Our Opinion: Confronting reality about Monument Mountain Regional High School
When Great Barrington voters rejected the Berkshire Hills Regional School's District's proposals for a renovated Monument Mountain Regional High School in 2013 and 2014 they assured that the can would be kicked down an increasingly rocky road. Today, the school building has further decayed, the costs of renovation or replacement have increased dramatically and the state must again be petitioned for financial assistance.
Weeks after voters in the Central Berkshire Regional School District avoided this fate by approving financing of a much-needed new Wahconah Regional High School, the BHRSD is starting from scratch. After a 10-month study, the 14-member Next Steps committee has reached the obvious conclusion that patching up the 51-year-old high school building is not good enough. The school will either have to be extensively renovated or a new school will have to be built (Eagle, May 26).

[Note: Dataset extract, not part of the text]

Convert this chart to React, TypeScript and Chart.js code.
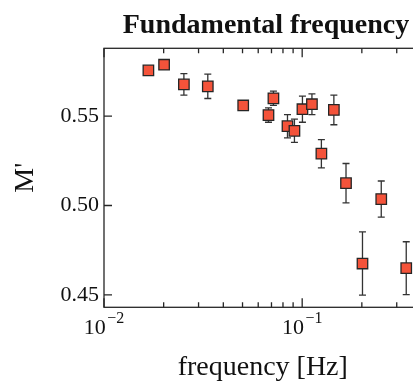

While voters in Stockbridge and West Stockbridge approved the projects five and six years ago, Great Barrington voters did not, with an increase in the property tax to pay the town's share of the costs a main concern along with the debt burden for the district's elementary and middle schools. An amended agreement among the district's three towns will lower the cost of a new or renovated high school to Great Barrington and the debt for the elementary and middle schools will be paid by 2023. This may make a bond vote easier to sell in Great Barrington. However, what was a $28 million renovation project in 2013 and 2014 could rise to between $70 million and $90 million a decade later, and the cost of a new school could be between $79 million and $100 million. These estimates will be fine-tuned as the exploratory process goes forward. The contribution to school projects from the state has not risen in proportion to the costs, so the $23 million available several years ago may not increase, and if it does, $31 million appears to be the ceiling for a new school according to officials.
And something has to be done. The school's documented problems with inadequate heat and an aging infrastructure and it will cost $51 million to fix them piecemeal. As the Next Steps committee observed, the district must adopt a new vision for its high school that is consistent with contemporary educational standards. That means, among other things, better vocational and career-oriented courses and classroom space that encourages rather than discourages collaborative learning. CBRSD officials recommended construction of a new building in large part because the high school's structure was so outdated that it would essentially have to have been gutted to meet current educational needs. Monument Mountain is from the same era as Wahconah and would likely require the same kind of renovation/reconstruction. Building a new school, ideally on the site, will be less disruptive to students and result in a better finished product.
At a meeting last Thursday when the Next Steps committee offered its findings, Great Barrington Select Board member Leigh Davis asked if further regionalization should be explored first. The smaller, neighboring five-town Southern Berkshire Regional School District would logically be a part of the BHRSD but has shown little interest in exploring a merger. A new or massively renovated building would be needed regardless, and School Committee Chairman Stephen Bannon said Thursday "We can't hold up the project for a group that is not interested at this point."
The project has been held up long enough. A new or renovated district high school would benefit students, parents and the member towns. The can has already been kicked too far down the road.